Analytic number theory is the branch of number theory that uses methods from mathematical analysis. Its first major success was Dirichlet's application of analysis to prove the existence of infinitely many primes in any arithmetic progression. The proofs of the prime number theorem based on the Riemann zeta function is another milestone.

The outline of the subject remains similar to the heyday of the subject in the 1930s. Multiplicative number theory deals with the distribution of the prime numbers, applying Dirichlet series as generating functions. It is assumed that the methods will eventually apply to the general L-function, though that theory is still largely conjectural. Additive number theory has as typical problems Goldbach's conjecture and Waring's problem.

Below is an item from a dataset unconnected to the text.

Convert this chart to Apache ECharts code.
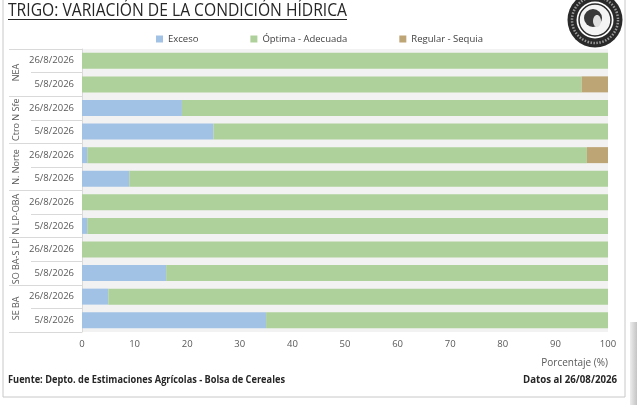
<!DOCTYPE html>
<html>
<head>
<meta charset="utf-8">
<script src="https://cdn.jsdelivr.net/npm/echarts@6/dist/echarts.min.js"></script>
<style>
  html, body { margin: 0; padding: 0; background: #fff; }
  #chart { width: 637px; height: 405px; }
</style>
</head>
<body>
<div id="chart"></div>
<script>
var regiones = ['NEA', 'Ctro N Sfe', 'N. Norte', 'N LP-OBA', 'SO BA-S LP', 'SE BA'];
var fechas = ['26/8/2026', '5/8/2026'];
var exceso  = [0, 0, 19, 25, 1, 9, 0, 1, 0, 16, 5, 35];
var optima  = [100, 95, 81, 75, 95, 91, 100, 99, 100, 84, 95, 65];
var regular = [0, 5, 0, 0, 4, 0, 0, 0, 0, 0, 0, 0];
var ticksX = [0, 10, 20, 30, 40, 50, 60, 70, 80, 90, 100];

var FONT = "'Open Sans', sans-serif";
var TITULO = 'TRIGO: VARIACIÓN DE LA CONDICIÓN HÍDRICA';
var FUENTE = 'Fuente: Depto. de Estimaciones Agrícolas - Bolsa de Cereales';
var DATOS = 'Datos al 26/08/2026';

// categorias: region|fecha
var categorias = [];
regiones.forEach(function (r) {
  fechas.forEach(function (f) { categorias.push(r + '|' + f); });
});

// ancho de texto para comprimir al ancho del original
var ctx = document.createElement('canvas').getContext('2d');
function ancho(txt, font) { ctx.font = font; return ctx.measureText(txt).width; }
var escTitulo = 339 / ancho(TITULO, "18px 'Open Sans'");
var escFuente = 277 / ancho(FUENTE, "bold 10px 'Open Sans'");
var escDatos = 94 / ancho(DATOS, "bold 10px 'Open Sans'");

var myChart = echarts.init(document.getElementById('chart'));

var option = {
  animation: false,
  textStyle: { fontFamily: FONT },
  color: ['#a2c2e5', '#aed09a', '#bea576'],
  legend: {
    left: 151,
    top: 29,
    icon: 'rect',
    itemWidth: 7,
    itemHeight: 7,
    itemGap: 52,
    textStyle: { fontSize: 9.5, color: '#404040', fontFamily: FONT },
    data: ['Exceso', 'Óptima - Adecuada', 'Regular - Sequia']
  },
  grid: {
    left: 82, right: 29, top: 49, bottom: 73,
    show: true, backgroundColor: '#f2f2f2', borderWidth: 0
  },
  xAxis: {
    type: 'value',
    min: ticksX[0],
    max: ticksX[ticksX.length - 1],
    interval: 10,
    axisLine: { show: false },
    axisTick: { show: false },
    splitLine: { show: false },
    axisLabel: { color: '#595959', fontSize: 9.5, margin: 7, fontFamily: FONT }
  },
  yAxis: [
    {
      type: 'category',
      inverse: true,
      data: categorias,
      axisLine: { show: true, lineStyle: { color: '#d9d9d9' } },
      axisTick: { show: true, interval: 0, length: 51, lineStyle: { color: '#d9d9d9' } },
      axisLabel: {
        color: '#595959', fontSize: 9.5, margin: 8, interval: 0, fontFamily: FONT,
        formatter: function (v) { return v.split('|')[1]; }
      }
    },
    {
      type: 'category',
      inverse: true,
      position: 'left',
      data: regiones,
      axisLine: { show: false },
      axisTick: { show: true, interval: 0, length: 73, lineStyle: { color: '#d9d9d9' } },
      axisLabel: { color: '#595959', fontSize: 9, rotate: 90, margin: 61, interval: 0, fontFamily: FONT }
    }
  ],
  series: [
    { name: 'Exceso', type: 'bar', stack: 'total', barWidth: 16, data: exceso },
    { name: 'Óptima - Adecuada', type: 'bar', stack: 'total', barWidth: 16, data: optima },
    { name: 'Regular - Sequia', type: 'bar', stack: 'total', barWidth: 16, data: regular }
  ],
  graphic: [
    // marco
    { type: 'rect', shape: { x: 3, y: -2, width: 622, height: 399 },
      style: { fill: 'none', stroke: '#c8c8c8', lineWidth: 1 }, z: -1 },
    // sombra borde derecho
    { type: 'rect', shape: { x: 630, y: 322, width: 7, height: 83 },
      style: { fill: new echarts.graphic.LinearGradient(0, 0, 1, 0, [
        { offset: 0, color: '#ededed' }, { offset: 1, color: '#c4c4c4' }]) } },
    // titulo
    { type: 'text', x: 8, y: 2, scaleX: escTitulo,
      style: { text: TITULO, fontSize: 18, fill: '#262626', fontFamily: FONT } },
    { type: 'line', shape: { x1: 8, y1: 19.5, x2: 347, y2: 19.5 },
      style: { stroke: '#262626', lineWidth: 1 } },
    // logo
    { type: 'circle', shape: { cx: 595, cy: 20, r: 27.5 }, style: { fill: '#2a2a2a' } },
    { type: 'circle', shape: { cx: 595, cy: 20, r: 23 },
      style: { fill: 'none', stroke: '#9a9a9a', lineWidth: 2.5, lineDash: [1.5, 1.5] } },
    { type: 'circle', shape: { cx: 595, cy: 20, r: 18.5 }, style: { fill: '#fff' } },
    { type: 'circle', shape: { cx: 595, cy: 20, r: 16 },
      style: { fill: '#f4f4f4', stroke: '#2a2a2a', lineWidth: 1.5 } },
    { type: 'circle', shape: { cx: 593, cy: 18, r: 9 }, style: { fill: '#3a3a3a' } },
    { type: 'ellipse', shape: { cx: 597, cy: 21, rx: 4, ry: 6 }, style: { fill: '#e0e0e0' } },
    // nombre eje
    { type: 'text', x: 608, y: 358,
      style: { text: 'Porcentaje (%)', fontSize: 10, fill: '#595959', align: 'right', fontFamily: FONT } },
    // pie
    { type: 'text', x: 8, y: 375, scaleX: escFuente,
      style: { text: FUENTE, fontSize: 10, fontWeight: 'bold', fill: '#262626', fontFamily: FONT } },
    { type: 'text', x: 617, y: 375, scaleX: escDatos,
      style: { text: DATOS, fontSize: 10, fontWeight: 'bold', fill: '#262626',
        align: 'right', fontFamily: FONT } }
  ]
};

myChart.setOption(option);
</script>
</body>
</html>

Methods have changed somewhat. The circle method of Hardy and Littlewood was conceived as applying to power series near the unit circle in the complex plane; it is now thought of in terms of finite exponential sums (that is, on the unit circle, but with the power series truncated). The needs of diophantine approximation are for auxiliary functions that aren't generating functions - their coefficients are constructed by use of a pigeonhole principle - and involve several complex variables. The fields of diophantine approximation and transcendence theory have expanded, to the point that the techniques have been applied to the Mordell conjecture.

The biggest single technical change after 1950 has been the development of sieve methods as an auxiliary tool, particularly in multiplicative problems. These are combinatorial in nature, and quite varied. Also much cited are uses of probabilistic number theory - forms of random distribution assertions on the primes, for example: these have not received any definitive shape. The extremal branch of combinatorial theory has in return been much influenced by the value placed in analytic number theory on (often separate) quantitative upper and lower bounds.